Abstract

The Pre-Commitment Approach (PCA) to capital requirements was developed and promoted by the US Federal Reserve in the 1990s. The proposal was conceived as an alternative to the market-risk capital requirements based on internal models then under discussion, and eventually adopted, by the Basel Committee. Notwithstanding the Fed continued to support the PCA, the idea was abandoned, probably because it was considered too optimistic to allow banks determine the level of capital. In this paper, we study the possibility to adapt the PCA as to work as a complementary (and not alternative) tool applied to the banking book Prudential Regulation. In particular, we explore the application of this approach to a well-known issue in the context of the Stress tests: the top-down vs bottom-up debate. We focus on bottom-up stress tests and suggest creating a system of monetary penalties (charges) proportional to the difference between the expected and the realised losses of a portfolio. The charges would aim to induce model developers to reveal their best forecasts.

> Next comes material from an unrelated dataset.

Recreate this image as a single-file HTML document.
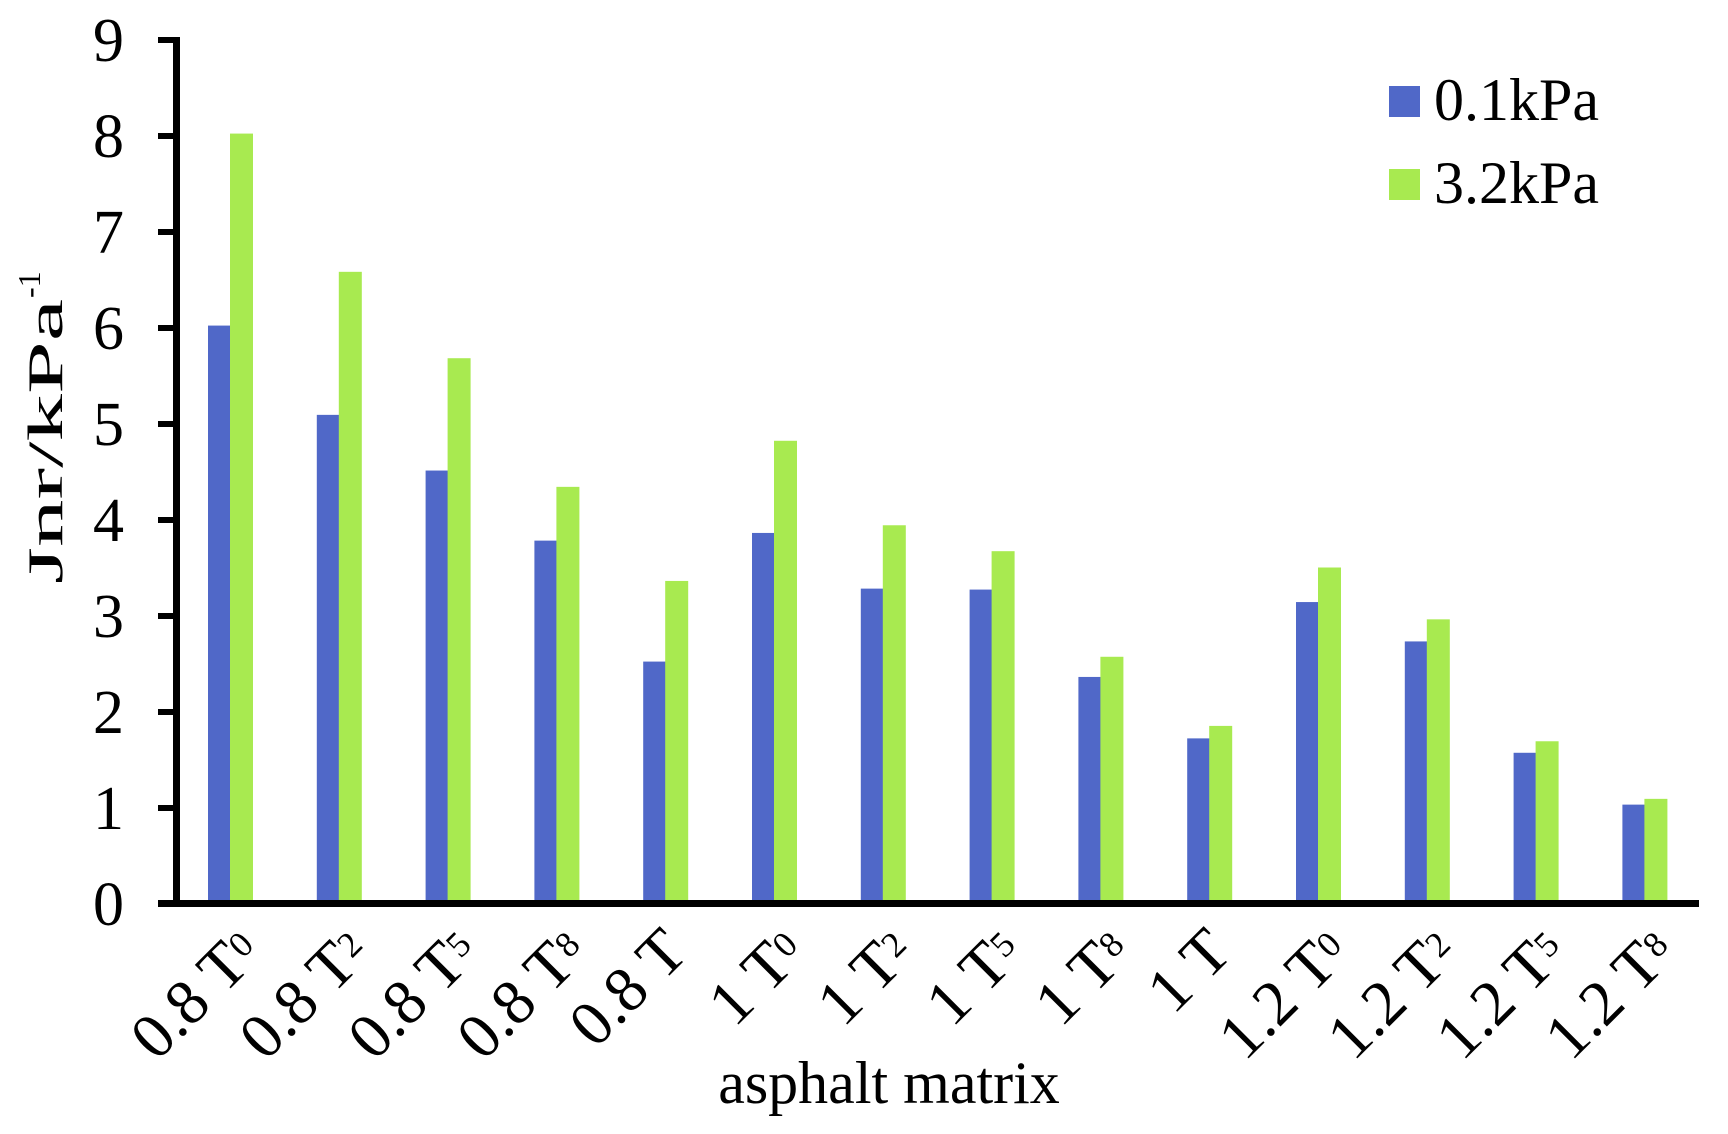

We show that this approach can be seen as an adaptation of the pre-commitment approach (PCA) but also as an application of the penalty criterion proposed by the Italian mathematician de Finetti as the foundation of the subjectivist definition of probability. We explain how the PCA could be adapted to bottom-up stress testing and provide a practical example of the application of our proposal to the banking book. What emerges is that the PCA can indeed mitigate banks’ incentives to provide underestimated measures of risk under the adverse scenario and thus better align the incentives of banks and supervisors.